* [Extracted material]
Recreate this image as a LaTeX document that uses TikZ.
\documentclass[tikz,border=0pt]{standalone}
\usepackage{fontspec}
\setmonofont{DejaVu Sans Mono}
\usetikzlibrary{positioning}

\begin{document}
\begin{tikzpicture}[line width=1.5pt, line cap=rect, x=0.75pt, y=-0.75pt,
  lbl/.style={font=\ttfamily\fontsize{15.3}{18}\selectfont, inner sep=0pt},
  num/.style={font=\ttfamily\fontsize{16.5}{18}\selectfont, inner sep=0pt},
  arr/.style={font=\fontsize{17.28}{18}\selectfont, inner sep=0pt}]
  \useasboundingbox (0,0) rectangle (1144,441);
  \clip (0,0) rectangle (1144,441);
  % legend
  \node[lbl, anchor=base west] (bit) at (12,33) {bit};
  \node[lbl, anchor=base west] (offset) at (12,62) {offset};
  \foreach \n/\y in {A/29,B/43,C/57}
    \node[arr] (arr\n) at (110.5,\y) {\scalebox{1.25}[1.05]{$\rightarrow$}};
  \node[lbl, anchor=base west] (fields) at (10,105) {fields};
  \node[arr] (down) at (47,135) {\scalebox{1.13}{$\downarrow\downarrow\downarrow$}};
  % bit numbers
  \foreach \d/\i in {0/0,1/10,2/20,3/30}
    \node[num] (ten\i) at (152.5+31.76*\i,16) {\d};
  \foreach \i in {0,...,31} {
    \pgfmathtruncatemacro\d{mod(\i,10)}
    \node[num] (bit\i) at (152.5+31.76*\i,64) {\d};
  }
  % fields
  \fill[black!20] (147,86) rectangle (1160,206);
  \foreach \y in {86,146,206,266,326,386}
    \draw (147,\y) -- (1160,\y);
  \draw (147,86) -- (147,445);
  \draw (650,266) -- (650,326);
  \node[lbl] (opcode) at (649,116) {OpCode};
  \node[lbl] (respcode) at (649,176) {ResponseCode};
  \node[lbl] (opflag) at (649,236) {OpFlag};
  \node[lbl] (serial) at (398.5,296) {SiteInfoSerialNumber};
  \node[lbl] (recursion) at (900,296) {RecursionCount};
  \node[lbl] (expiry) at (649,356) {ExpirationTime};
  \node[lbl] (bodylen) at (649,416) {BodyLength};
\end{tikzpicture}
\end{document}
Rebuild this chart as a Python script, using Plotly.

* [Your objective]
Copy each line above that contains the string "this".

* [Completed task]
Recreate this image as a LaTeX document that uses TikZ.
Rebuild this chart as a Python script, using Plotly.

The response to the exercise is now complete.